Wednesday August 8, 2006
late evening
THE ARRIVAL:
Hey, Hey, Hey:
My boys are here-- Franky, of the franky scale and Sir Spot aka Mr. Jones, the
Obe Wan-- the omnipotent one, the owner of this blog:
How stinking happy am I ????
They look and smell marvelous. : )
We have enjoyed some Gatorade, plums, suizas-- ( dzd ) and Nade’s
( the mother of all living and of Spot ) grand bran muffins.
Anticipating the best time---
A big “Hi” and hello to The Data Center-- faithful followers of my brother’s blog.
You are probably all waving to him now. Wait until you meet the Frank. A hunk, a hunk of a man. As is Mr. J, though that sounds odd coming from his sister. : )
Appropriate and still in fashion for Utah, perhaps.
I will ask Brother Hatch.
Thanks to all who helped Steph and I get ready for this on going voyage and journey of discovery--- spending some quality time with my brother, with the extra dose of Franky,
makes it just completely perfect.
Cancer does suck--- but hanging with Mr. Jones and Mr. Farella, (TOGETHER) sure helps settle the blues a bit.
I’m so happy I’ll probably wet my pants. Oh who is kidding--
I already have. : )
Keep the comments coming. There will be a special treat for the bravest blog.
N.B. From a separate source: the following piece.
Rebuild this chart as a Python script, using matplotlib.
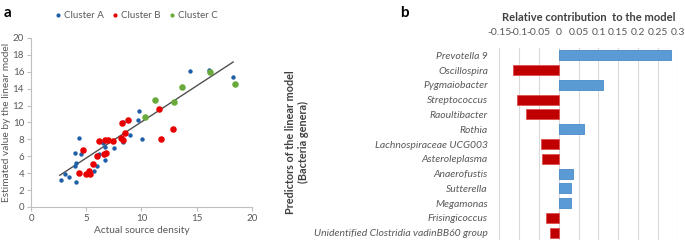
import matplotlib
matplotlib.use("Agg")
import matplotlib.pyplot as plt
import numpy as np

plt.rcParams['font.family'] = ['Lato', 'DejaVu Sans']

# Panel a data
a_x = [2.72, 3.08, 3.47, 3.99, 4.05, 4.02, 4.05, 4.35, 4.53, 5.71, 5.98, 6.16, 6.56, 6.71, 6.74,
       7.49, 8.34, 8.34, 8.97, 9.76, 9.67, 10.03, 14.35, 16.1, 18.25]
a_y = [3.23, 3.87, 3.55, 4.81, 5.21, 6.35, 2.96, 8.2, 6.31, 4.26, 4.81, 6.27, 7.61, 7.1, 5.52,
       7.02, 7.65, 10.06, 8.48, 11.32, 10.26, 8.0, 16.06, 16.17, 15.35]
b_x = [4.68, 4.38, 4.95, 5.29, 5.35, 5.59, 6.01, 6.13, 6.62, 6.8, 6.74, 7.01, 7.4, 8.1, 8.31,
       8.28, 8.49, 8.76, 11.63, 12.84, 11.75]
b_y = [6.7, 4.06, 3.94, 4.26, 3.87, 5.09, 6.04, 7.81, 6.23, 6.43, 7.89, 7.97, 7.81, 8.2, 7.97,
       9.94, 8.76, 10.3, 11.56, 9.23, 8.0]
c_x = [11.18, 10.36, 12.93, 13.7, 16.2, 18.5]
c_y = [12.6, 10.6, 12.4, 14.25, 15.95, 14.5]
fit_x = [2.6, 18.3]
fit_y = [3.75, 17.15]

# Panel b data
genera = ["Prevotella 9", "Oscillospira", "Pygmaiobacter", "Streptococcus", "Raoultibacter",
          "Rothia", "Lachnospiraceae UCG003", "Asteroleplasma", "Anaerofustis", "Sutterella",
          "Megamonas", "Frisingicoccus", "Unidentified Clostridia vadinBB60 group"]
contrib = [0.282, -0.115, 0.112, -0.105, -0.083, 0.063, -0.045, -0.041, 0.036, 0.032, 0.032,
           -0.031, -0.021]
b_ticks = [-0.15, -0.1, -0.05, 0, 0.05, 0.1, 0.15, 0.2, 0.25, 0.3]
b_ticklabels = ["-0.15", "-0.1", "-0.05", "0", "0.05", "0.1", "0.15", "0.2", "0.25", "0.3"]

fig = plt.figure(figsize=(6.85, 2.4), dpi=100)
fs = 7
gray = '#595959'

ax = fig.add_axes([0.0453, 0.1375, 0.3225, 0.7045])
ax.scatter(a_x, a_y, s=10, color='#1F5FA8', label='Cluster A', zorder=3, linewidths=0)
ax.scatter(b_x, b_y, s=22, color='#E80000', label='Cluster B', zorder=3, linewidths=0)
ax.scatter(c_x, c_y, s=22, color='#6AAA3A', label='Cluster C', zorder=3, linewidths=0)
ax.plot(fit_x, fit_y, color='#505050', lw=1.0, zorder=2)
ax.set_xlim(0, 20)
ax.set_ylim(0, 20)
ax.set_xticks([0, 5, 10, 15, 20])
ax.set_yticks(range(0, 21, 2))
for s in ['top', 'right']:
    ax.spines[s].set_visible(False)
for s in ['left', 'bottom']:
    ax.spines[s].set_color('#bfbfbf')
    ax.spines[s].set_linewidth(0.8)
ax.tick_params(colors='#bfbfbf', labelcolor=gray, labelsize=fs, length=3, width=0.8, pad=2)
ax.set_xlabel('Actual source density', fontsize=fs + 0.3, color=gray, labelpad=2)
ax.set_ylabel('Estimated value by the linear model', fontsize=fs + 0.3, color=gray, labelpad=1)
leg = ax.legend(loc='center', bbox_to_anchor=(0.47, 1.135), ncol=3, frameon=False,
                fontsize=fs, handletextpad=0.0, columnspacing=0.6, labelcolor=gray,
                borderaxespad=0, handlelength=1.2)
for h in leg.legend_handles:
    h.set_sizes([9])
fig.text(0.005, 0.975, 'a', fontsize=11, fontweight='bold', va='top', ha='left')

bx = fig.add_axes([0.7285, 0.0, 0.2613, 0.8])
y = np.arange(len(genera))
cols = ['#5B9BD5' if v > 0 else '#C00000' for v in contrib]
edges = ['#4A8AC8' if v > 0 else '#E05050' for v in contrib]
bx.barh(y, contrib, height=0.68, color=cols, edgecolor=edges, linewidth=0.6, zorder=3)
bx.set_xlim(-0.15, 0.3)
bx.set_ylim(12.5, -0.5)
bx.set_xticks(b_ticks)
bx.set_xticklabels(b_ticklabels)
bx.xaxis.tick_top()
bx.xaxis.set_label_position('top')
bx.grid(axis='x', color='#d9d9d9', lw=0.8, zorder=0)
for s in bx.spines.values():
    s.set_visible(False)
bx.tick_params(axis='x', length=0, labelsize=7.5, labelcolor=gray, pad=8)
bx.tick_params(axis='y', length=0, labelsize=7.5, labelcolor=gray, pad=8)
bx.set_yticks(y)
bx.set_yticklabels(genera, style='italic')
bx.set_xlabel('Relative contribution  to the model', fontsize=8, fontweight='bold',
              color='#404040', labelpad=5)
fig.text(297 / 685, 1 - 142 / 240, 'Predictors of the linear model\n(Bacteria genera)',
         rotation=90, fontsize=7.8, fontweight='bold', color='#404040', ha='center',
         va='center', multialignment='center', linespacing=1.3)
fig.text(0.584, 0.975, 'b', fontsize=11, fontweight='bold', va='top', ha='left')

fig.savefig('out.png', dpi=100)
Currently, we are engaged in a discussion of
Mr. Jones's third nipple. Fascinating.
Love and the Easter Bunny--
Sheri
l
l
I dunno, but from the sounds of it, ubless Poet Laureate of Utah has something perversely conunter intuituve and surreal about it in the first place and therefore the comments about dying in one's sleep do fit, might it not be the case I wonder that the said poet said (!) what he said only to a) either seem cool with it or b) try to cool his/her friends? I.e., He/she might have been saying don't worry, all this stuff going on in my head which you see on my face in my worries is really nothing compared to the one big worry I've got, which (most of) you can't check out since you aren't there when I'm alseep. I dunno. Just a perverse if whimsical notion.
But what upbeat, today's blog from orf there in the state of the laureate, no less! Physical, get physical! Yay!
(^•
me closing my eyes trying to type..
random comment about making comments:
the program is somewhat finicky, so as mr. j suggested, copy the text somewhere else and keep submitting (hitting the Login and Publish button) until you see a green texted message at the top of your comment pop-out window that says something to the effect of "your comment has been submitted and blah blah blah after approved by moderator."
if you don't see the confirmation, the blog has eaten your comment.